Direct Foreign Investment: Costs and Benefits

By Richard D. Robinson | Go to book overview

Chapter Ten
Overview of Corporate Reactions

Richard D. Robinson

Two years ago, my associates and I conducted research in the United States to ascertain management response to the opportunities and problems created by government intervention in the international marketplace through the introduction of incentives and disincentives. 1 The focus was primarily on developing countries, but not exclusively. It was felt that one had to view management reaction in the context of the world economy, for many industrialized countries compete vigorously to attract foreign capital, management, and technology.

The central question asked was: Did executives believe that what governments were doing influenced their decisions as to the direction and nature of corporate involvement in foreign markets?

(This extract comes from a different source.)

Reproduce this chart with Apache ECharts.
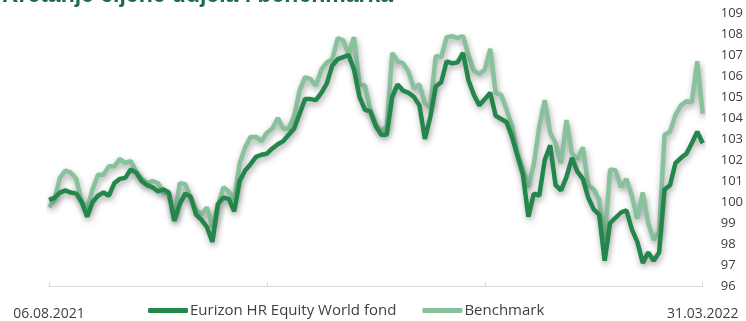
<!DOCTYPE html>
<html>
<head>
<meta charset="utf-8">
<script src="https://cdn.jsdelivr.net/npm/echarts@6/dist/echarts.min.js"></script>
<style>
  html, body { margin: 0; padding: 0; background: #fff; }
  #chart { width: 746px; height: 321px; }
</style>
</head>
<body>
<div id="chart"></div>
<script>
// kretanje cijene udjela i benchmarka
const dateLabels = ['06.08.2021', '31.03.2022']
const fundName = 'Eurizon HR Equity World fond'
const benchName = 'Benchmark'

const fund = [
  100.1, 100.2, 100.45, 100.55, 100.45, 100.4, 100.0, 99.3, 100.0, 100.3,
  100.45, 100.3, 100.9, 101.1, 101.15, 101.55, 101.4, 101.0, 100.8, 100.7,
  100.5, 100.6, 100.45, 99.1, 99.9, 100.4, 100.25, 99.4, 99.15, 98.8,
  98.1, 99.9, 100.2, 100.15, 99.55, 101.0, 101.5, 101.8, 102.15, 102.25,
  102.3, 102.55, 102.75, 102.9, 103.2, 103.5, 104.2, 104.9, 104.9, 104.85,
  105.2, 105.65, 106.5, 106.8, 106.9, 107.0, 106.3, 105.0, 104.4, 104.3,
  103.6, 103.2, 103.2, 105.0, 105.6, 105.3, 105.2, 105.0, 104.6, 103.0,
  104.05, 105.5, 105.7, 106.7, 106.6, 106.65, 107.1, 105.8, 105.1, 104.6,
  104.9, 105.2, 104.1, 103.95, 103.8, 103.1, 102.2, 101.3, 99.3, 100.4,
  100.3, 102.0, 102.7, 100.8, 100.55, 101.2, 102.1, 101.45, 101.1, 100.2,
  99.65, 99.4, 97.2, 99.0, 99.25, 99.5, 99.6, 98.7, 98.1, 97.1,
  97.6, 97.2, 97.6, 100.6, 100.8, 101.85, 102.1, 102.3, 102.8, 103.35,
  102.8
]

const benchmark = [
  99.75, 100.1, 101.15, 101.5, 101.4, 101.1, 100.0, 99.7, 100.6, 101.3,
  101.3, 101.7, 101.7, 102.05, 101.85, 101.95, 101.45, 101.1, 100.9, 101.0,
  100.9, 100.45, 100.4, 99.2, 100.9, 100.85, 100.2, 99.6, 99.4, 99.75,
  98.8, 99.8, 100.7, 100.5, 100.1, 101.85, 102.6, 103.1, 103.1, 102.9,
  103.3, 103.5, 104.0, 103.5, 103.5, 104.1, 105.3, 105.95, 105.85, 105.55,
  106.3, 106.65, 106.8, 107.8, 107.7, 107.05, 107.85, 105.6, 105.55, 104.4,
  103.7, 103.35, 103.6, 107.1, 106.7, 106.6, 106.2, 105.4, 105.6, 104.7,
  104.5, 106.95, 106.9, 107.85, 107.9, 107.8, 107.9, 107.0, 106.25, 106.1,
  106.3, 107.3, 105.2, 105.1, 104.4, 103.6, 102.3, 101.55, 100.7, 101.8,
  103.6, 104.85, 103.3, 102.8, 101.85, 103.9, 102.3, 102.05, 102.6, 100.8,
  100.6, 100.1, 98.2, 101.55, 101.5, 100.7, 101.1, 100.3, 99.2, 100.45,
  99.0, 98.2, 98.6, 103.2, 103.35, 104.15, 104.6, 104.8, 104.75, 106.7,
  104.2
]

const categories = fund.map((v, i) => i)
const last = categories.length - 1
const tickStep = last / 3

const myChart = echarts.init(document.getElementById('chart'))
const textColor = '#404040'

const lineShadow = {
  shadowColor: 'rgba(0, 0, 0, 0.35)',
  shadowBlur: 6,
  shadowOffsetX: 1,
  shadowOffsetY: 3
}

const option = {
  animation: false,
  title: {
    text: 'Kretanje cijene udjela i benchmarka',
    right: 353,
    top: -16,
    padding: 0,
    textStyle: {
      fontFamily: 'Liberation Sans',
      fontWeight: 'bold',
      fontSize: 23,
      color: '#1d6b47'
    }
  },
  legend: {
    data: [fundName, benchName],
    left: 148,
    top: 303,
    padding: 0,
    icon: 'roundRect',
    itemWidth: 40,
    itemHeight: 5,
    itemGap: 26,
    textStyle: {
      fontFamily: 'Open Sans',
      fontSize: 15,
      color: textColor,
      padding: [0, 0, 0, -3]
    }
  },
  grid: {
    left: 49,
    right: 41,
    top: 13,
    bottom: 28
  },
  xAxis: {
    type: 'category',
    boundaryGap: false,
    data: categories,
    axisLine: {
      lineStyle: { color: '#d9d9d9', width: 1 }
    },
    axisTick: {
      inside: true,
      length: 4,
      interval: function (index) {
        return index % tickStep === 0
      },
      lineStyle: { color: '#d9d9d9' }
    },
    axisLabel: {
      margin: 21,
      interval: function (index) {
        return index === 0 || index === last
      },
      formatter: function (value, index) {
        return index === 0 ? dateLabels[0] : dateLabels[1]
      },
      fontFamily: 'Open Sans',
      fontSize: 14,
      color: textColor
    }
  },
  yAxis: {
    type: 'value',
    position: 'right',
    min: 96,
    max: 109,
    interval: 1,
    axisLine: { show: false },
    axisTick: { show: false },
    splitLine: { show: false },
    axisLabel: {
      margin: 18,
      fontFamily: 'Open Sans',
      fontSize: 13,
      color: textColor
    }
  },
  series: [
    {
      name: fundName,
      type: 'line',
      data: fund,
      z: 3,
      showSymbol: false,
      itemStyle: { color: '#23874c' },
      lineStyle: Object.assign({ width: 4.5, color: '#23874c' }, lineShadow)
    },
    {
      name: benchName,
      type: 'line',
      data: benchmark,
      z: 2,
      showSymbol: false,
      itemStyle: { color: '#88c29c' },
      lineStyle: Object.assign({ width: 4.5, color: '#88c29c' }, lineShadow)
    }
  ]
}

option && myChart.setOption(option)
</script>
</body>
</html>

In the process of the research, we interviewed at some length executives in 51 corporations in 12 industries (plus 5 conglomerates that were unclassifiable), ranging in size from $50 million to over $10 billion in annual sales and in employment from 4,300 to over 600,000. The degree to which these firms were active overseas varied enormously, from 5.6 percent of total sales to 60.5 percent, and from 6.1 to 70.6 percent of total assets. Five claimed that over half of their total assets were located outside the United States; 15, over 35 percent. Twenty-three firms report 20 or more foreign affiliates, and 20 reported affiliates in more than 15 countries. Others had no or very few offshore affiliates. Organizational form varied from the mere exporters to the true multinationals. Of the 51 corporations, only 10 alleged a preference for 100 percent ownership of any overseas venture, while 13 indicated a preference for joint ventures, 1 opted for technology transfer contracts only, and 25 reported a flexible policy in this regard. Experience in international business ranged from a century or more to five years or less.

I cite this detail simply to convey the notion that it was unlikely that the responses we received were heavily biased by industry, firm size, degree of overseas commitment, control and ownership strategy, and length of experience in overseas markets.